С красотою же истина не имеет даже ничего общего и большею частью противоположна ей, потому что истина, большею частью разоблачая обман, разрушает иллюзию, главное условие красоты[57].
Как видим, Толстой отрицает все, что эпоха модерна возвела в ранг принципов искусства. По его мнению, настоящее искусство должно быть простым, оно «не нуждается в украшениях, как жена любящего мужа», а «поддельное искусство, как проститутка, должно быть всегда изукрашено»[58].
Все это рассуждение Толстого строится на устаревшем противопоставлении формы и содержания. Для него усложнение формы означает обеднение содержания.
Что же такое тогда «настоящее искусство» по Толстому?
Определяя его, он уточняет, что искусство — «не средство наслаждения», а «одно из условий человеческой жизни», и приходит к выводу, что «искусство есть одно из средств общения людей между собой»[59]. Предмет этого общения — чувство, эмоция, которая обязательно восходит к чувству религиозному. Так получается, что религиозное чувство — антитеза красоты, приравненной к наслаждению.

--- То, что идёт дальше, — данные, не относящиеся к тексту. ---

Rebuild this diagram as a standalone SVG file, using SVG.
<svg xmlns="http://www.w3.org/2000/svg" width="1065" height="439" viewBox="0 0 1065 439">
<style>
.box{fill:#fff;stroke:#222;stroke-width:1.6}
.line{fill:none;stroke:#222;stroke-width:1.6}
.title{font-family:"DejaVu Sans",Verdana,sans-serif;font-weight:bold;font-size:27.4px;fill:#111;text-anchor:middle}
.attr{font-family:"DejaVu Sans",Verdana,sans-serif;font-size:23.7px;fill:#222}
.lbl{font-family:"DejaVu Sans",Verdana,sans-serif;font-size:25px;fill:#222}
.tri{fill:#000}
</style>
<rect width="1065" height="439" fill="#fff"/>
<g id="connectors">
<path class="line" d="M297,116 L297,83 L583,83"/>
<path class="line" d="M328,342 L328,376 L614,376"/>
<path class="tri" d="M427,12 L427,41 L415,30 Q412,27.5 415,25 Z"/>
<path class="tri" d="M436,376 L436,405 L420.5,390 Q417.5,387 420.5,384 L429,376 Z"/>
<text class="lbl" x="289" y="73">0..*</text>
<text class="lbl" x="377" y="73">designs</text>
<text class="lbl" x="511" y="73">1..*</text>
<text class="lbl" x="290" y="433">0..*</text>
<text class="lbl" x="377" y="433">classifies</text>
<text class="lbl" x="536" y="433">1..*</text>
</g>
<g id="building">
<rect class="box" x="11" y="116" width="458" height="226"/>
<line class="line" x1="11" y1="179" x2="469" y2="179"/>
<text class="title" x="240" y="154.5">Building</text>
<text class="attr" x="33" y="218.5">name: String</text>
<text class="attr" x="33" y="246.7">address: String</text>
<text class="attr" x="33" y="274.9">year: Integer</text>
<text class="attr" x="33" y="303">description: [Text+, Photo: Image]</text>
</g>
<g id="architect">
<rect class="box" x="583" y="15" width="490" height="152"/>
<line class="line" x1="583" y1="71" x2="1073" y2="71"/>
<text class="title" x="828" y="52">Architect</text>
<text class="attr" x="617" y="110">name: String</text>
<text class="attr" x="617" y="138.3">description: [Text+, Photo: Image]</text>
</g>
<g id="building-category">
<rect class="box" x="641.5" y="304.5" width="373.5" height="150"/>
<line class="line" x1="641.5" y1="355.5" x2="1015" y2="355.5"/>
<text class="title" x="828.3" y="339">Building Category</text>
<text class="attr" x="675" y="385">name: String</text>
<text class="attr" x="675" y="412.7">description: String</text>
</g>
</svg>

Бинарная манихейская мораль Толстого на самом деле очень проста. О том, что из нее следует в области эстетики, мы еще поговорим, но уже сейчас видно, что эти следствия, как сказано выше, катастрофичны. Тип искусства, который предлагает Толстой, предполагает непосредственное восприятие его «всем народом» (подразумевается, что он является носителем того «религиозного сознания», которое «высшие классы» утратили): «хорошее искусство всегда понятно всем»[60], оно должно быть доступно «и русскому мужику, и китайцу, и африканцу, и ребенку, и старому, и образованному, и необразованному»[61], и по этой причине «песня баб была настоящее искусство <…>. 101-я же соната Бетховена была только неудачная попытка искусства, не содержащая никакого определенного чувства и поэтому ничем не заражающая»[62]. (Вообще-то причина, по которой Бетховен не мог уже создать настоящего искусства, просто в том, что он оглох![63]) Да уж, невеселые дела… Однако интересно посмотреть, к чему эта эстетическая программа ведет в области литературы.

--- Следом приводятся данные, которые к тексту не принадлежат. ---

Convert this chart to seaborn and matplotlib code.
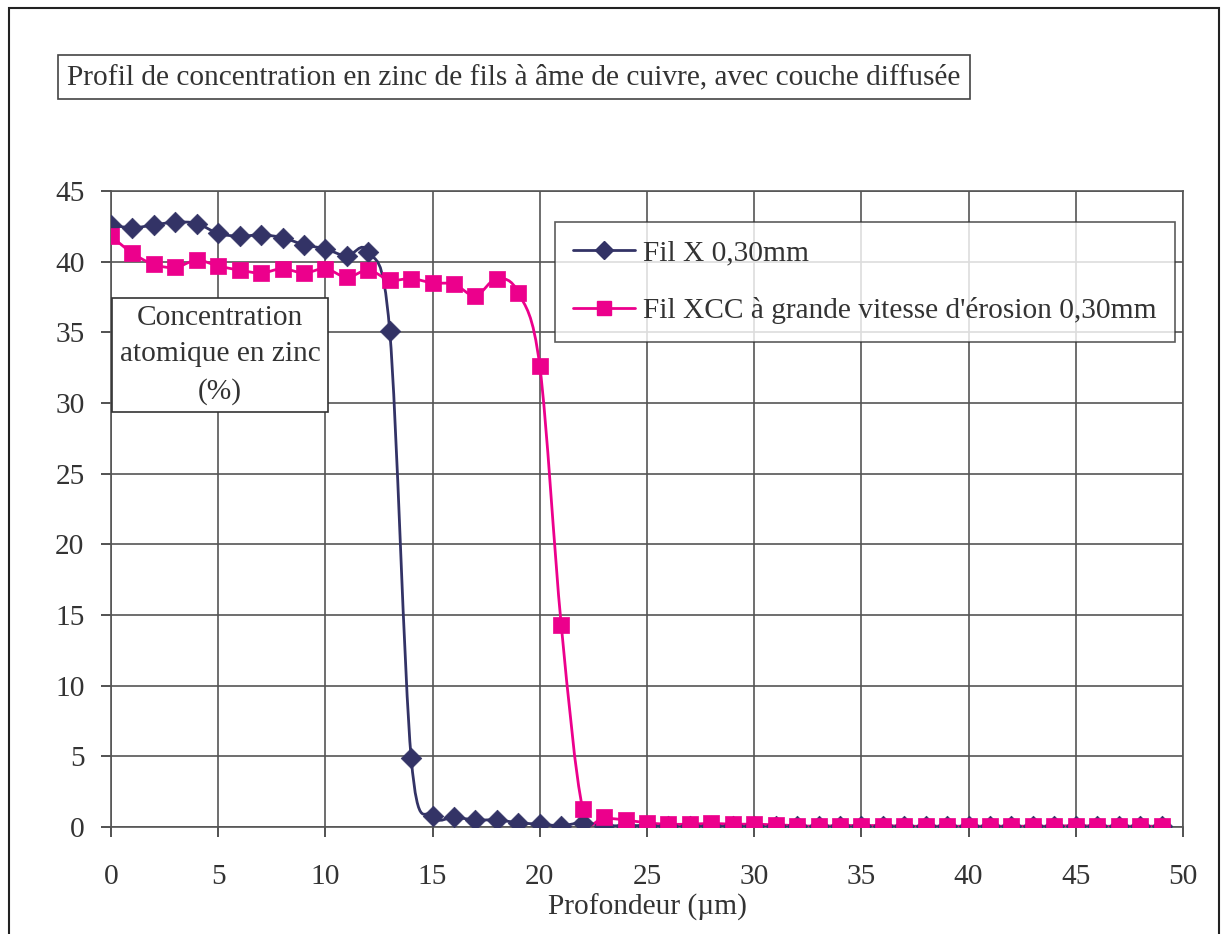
import numpy as np
import pandas as pd
import seaborn as sns
import matplotlib.pyplot as plt
from matplotlib.path import Path
from matplotlib.patches import PathPatch, Rectangle
from matplotlib.lines import Line2D

# data
depth = list(range(50))
fil_x = [42.6, 42.4, 42.6, 42.8, 42.7, 42.0, 41.8, 41.9, 41.7, 41.2,
         40.9, 40.4, 40.7, 35.1, 4.9, 0.8, 0.7, 0.5, 0.5, 0.3,
         0.2, 0.1, 0.3, 0.1, 0.1, 0.1, 0.1, 0.1, 0.1, 0.1,
         0.1, 0.1, 0.05, 0.05, 0.05, 0.05, 0.05, 0.05, 0.05, 0.05,
         0.05, 0.05, 0.05, 0.05, 0.05, 0.05, 0.05, 0.05, 0.05, 0.05]
fil_xcc = [41.8, 40.6, 39.8, 39.6, 40.1, 39.7, 39.4, 39.2, 39.5, 39.2,
           39.5, 38.9, 39.4, 38.7, 38.8, 38.5, 38.4, 37.6, 38.8, 37.8,
           32.6, 14.3, 1.3, 0.7, 0.5, 0.3, 0.2, 0.2, 0.25, 0.2,
           0.2, 0.15, 0.1, 0.05, 0.1, 0.1, 0.1, 0.05, 0.05, 0.05,
           0.05, 0.05, 0.05, 0.05, 0.05, 0.1, 0.05, 0.05, 0.05, 0.05]
labels = ["Fil X 0,30mm", "Fil XCC à grande vitesse d'érosion 0,30mm"]
colors = ["#333366", "#EC008C"]
markers = ["D", "s"]

df = pd.DataFrame({"Profondeur": depth * 2,
                   "Zn": fil_x + fil_xcc,
                   "Fil": [labels[0]] * 50 + [labels[1]] * 50})

sns.set_style("white")
plt.rcParams["font.family"] = ["Liberation Serif", "DejaVu Serif"]
FS = 21.2


def smooth_path(x, y):
    # Excel-style smoothed line: cubic bezier through every point
    x = np.asarray(x, float)
    y = np.asarray(y, float)
    n = len(x)
    verts = [(x[0], y[0])]
    codes = [Path.MOVETO]
    for i in range(n - 1):
        i0 = max(i - 1, 0)
        i3 = min(i + 2, n - 1)
        c1 = (x[i] + (x[i + 1] - x[i0]) / 6, y[i] + (y[i + 1] - y[i0]) / 6)
        c2 = (x[i + 1] - (x[i3] - x[i]) / 6, y[i + 1] - (y[i3] - y[i]) / 6)
        verts += [c1, c2, (x[i + 1], y[i + 1])]
        codes += [Path.CURVE4] * 3
    return Path(verts, codes)


fig = plt.figure(figsize=(12.21, 9.34), dpi=100)
ax = fig.add_axes([111 / 1221, 107 / 934, 1072 / 1221, 636 / 934])

for lab, col, mk in zip(labels, colors, markers):
    sub = df[df["Fil"] == lab]
    ax.add_patch(PathPatch(smooth_path(sub["Profondeur"], sub["Zn"]),
                           facecolor="none", edgecolor=col, lw=2, zorder=3))
    sns.scatterplot(data=sub, x="Profondeur", y="Zn", color=col, marker=mk,
                    s=120 if mk == "s" else 110, edgecolor=col, linewidth=0.5,
                    ax=ax, zorder=4, legend=False)

ax.set_xlim(0, 50)
ax.set_ylim(0, 45)
ax.set_xticks(range(0, 51, 5))
ax.set_yticks(range(0, 46, 5))
ax.grid(True, color="#555555", lw=1.2)
ax.set_axisbelow(True)
for s in ax.spines.values():
    s.set_color("#555555")
    s.set_linewidth(1.2)
ax.tick_params(axis="both", labelsize=FS, colors="#333333", length=7,
               direction="out", left=True, bottom=True, width=1.2)
ax.tick_params(axis="x", pad=20)
ax.tick_params(axis="y", pad=12)
for t in ax.get_xticklabels() + ax.get_yticklabels():
    t.set_color("#333333")
ax.set_xlabel("Profondeur (µm)", fontsize=FS, labelpad=2, color="#333333")
ax.set_ylabel("")

handles = [Line2D([], [], color=c, marker=m, lw=2, markersize=10 if m == "s" else 9)
           for c, m in zip(colors, markers)]
leg = ax.legend(handles, labels, loc="upper left",
                bbox_to_anchor=(555 / 1221, 1 - 222 / 934),
                bbox_transform=fig.transFigure, fontsize=FS, frameon=True,
                fancybox=False, edgecolor="#333333", labelspacing=1.05,
                handlelength=2.1, handletextpad=0.3, borderpad=0.6,
                borderaxespad=0)
leg.get_frame().set_linewidth(1.2)
for t in leg.get_texts():
    t.set_color("#333333")

fig.text(220 / 1221, 1 - 355 / 934, "Concentration\natomique en zinc\n(%)",
         ha="center", va="center", fontsize=FS, color="#333333",
         linespacing=1.5,
         bbox=dict(boxstyle="square,pad=0.25", facecolor="white",
                   edgecolor="#333333", lw=1.2), zorder=10)

fig.text(514 / 1221, 1 - 77 / 934,
         "Profil de concentration en zinc de fils à âme de cuivre, avec couche diffusée",
         ha="center", va="center", fontsize=FS, color="#333333",
         bbox=dict(boxstyle="square,pad=0.3", facecolor="white",
                   edgecolor="#444444", lw=1.2))

fig.patches.append(Rectangle((9 / 1221, -0.05), 1210 / 1221, 1.05 - 8 / 934,
                             transform=fig.transFigure, fill=False,
                             edgecolor="#222222", lw=1.5))

fig.savefig("out.png", dpi=100)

Тут Толстой объявляет войну приемам, которые управляют созданием предмета искусства. Таких приемов, считает он, четыре:
1) Первый, «заимствование», состоит в том, чтобы «заимствовать из прежних произведений искусства или целые сюжеты, или только отдельные черты прежних, всем известных поэтических произведений и так переделывать их, чтобы они с некоторыми добавлениями представляли нечто новое»[64] — что разрушает их цельность (пример: «Фауст» Гёте!).
2) Второй, «подражательность», — в литературе выражается в чрезмерно детальных описаниях внешности или отношений персонажей, как и ситуаций, в которые они попадают. (Камешек в огород реализма.)
3) Третий прием — стремление удивить, «поразительность» (ужасы, контрасты…; таким образом в литературе — эффект, в том числе и физический, произведенный на читателя, например, описанием, образом или любым другим приемом, нацеленным на то, чтобы поразить воображение!).
4) И наконец, последнее — «занимательность», самое очевидное ее проявление в прозе — «запутанная завязка» (plot).
Тут мы видим, как Толстой обрушивается и на интертекстуальные связи, и в целом на стилистику, и, в частности, на приемы, связанные с закручиванием интриги (как Золя).
Эти эстетические теории Толстого оказали некоторое влияние на его последующее творчество. Его идеи пропитаны морализмом, и сквозь эту призму искусство, как его понимали в эпоху модерна (а потом, вслед за ней, и весь XX век), представляется настоящим грехом, вроде плотской любви (напомним, Толстой сравнивает усложнение формы с украшениями проститутки). Но вот что забавно: как Толстой-человек поддавался искушению и ухлестывал за горничными, так и Толстой-писатель предавался греху литературы: в «Исповеди» он называет это «соблазн писательства»[65]. Его система работала все-таки более умозрительно, нежели практически, что и естественно, поскольку она предполагала ни больше ни меньше, как уход от литературы.
В подтверждение мы хотим привести два особенно ярких примера того, как Толстого удается поймать на месте «литературного преступления». Они взяты из повести «Смерть Ивана Ильича», написанной в 1886 году, то есть после двух больших романов и незадолго до «Крейцеровой сонаты» (которая как раз отстаивает целомудрие), уже в период его раздумий об искусстве. Все знают эту знаменитую повесть об агонии человека, который на пороге смерти чувствует отвращение ко лжи, окутавшей всех, кто его окружал и на службе и в семье, — ко лжи, которая была двигателем его карьеры в Судебной палате. Эта вселенская ложь — главная тема повести, и Иван Ильич перед смертью осознает ее масштабы.